On the bandstand, Ahia, who stands an imposing five feet, eleven inches tall, is an exotic beauty whose presence is arresting, even before she begins to sing. “I like to dress elegantly, with a hint of the casual, because I think the music deserves that respect,” she said.

“Sometimes I am so relaxed that I even sit on a stool so the music doesn’t come off as some kind of show. I am not there to try to impress the audience, but instead want them to feel they are in an intimate setting that is conducive to an artistic experience. That way the music is relaxed and can flow along from song to song in a beautiful, quite subtle way.”

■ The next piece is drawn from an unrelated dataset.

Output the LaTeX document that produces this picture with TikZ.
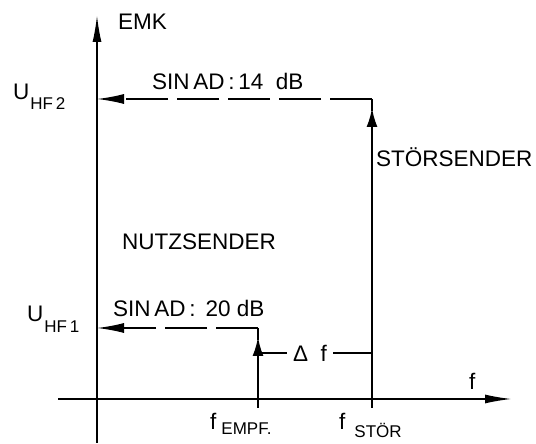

Ahia’s musical pedigrees are the aforementioned Chet Baker, Nat King Cole, Johnny Hartman, Tony Bennett, Carmen McRae, Julie London, Anita O’Day, and her current favorite singer, Eva Cassidy. With her low alto voice, keen sense of phrasing and respect for the song’s lyric, Lisa Ahia caresses a ballad with warmth and deep inner feeling. And she infuses up-tempo numbers with a sense of effortless swing, of being “in the pocket of the tune,” that inspires her accompanying musicians to play with greater empathy and feeling.

Regardless of what material she chooses to sing, whether it’s the gems of American Popular Music or the indigenous music of Hawaii, her listeners usually respond to her music with alacrity. “Believe it or not,” she said, “many of the young listeners know much more than you think they would. In fact, some of them know the artists who originally recorded the songs and sometimes even the lyrics. There is an underground network of young music listeners, mostly college students, who are very interested in jazz and American songs.”

Ahia is a seasoned professional who, with grace, beauty and a reservoir of musical talent that runs as deep as her melodic soul, hears and sings the music that serious listeners always take to heart.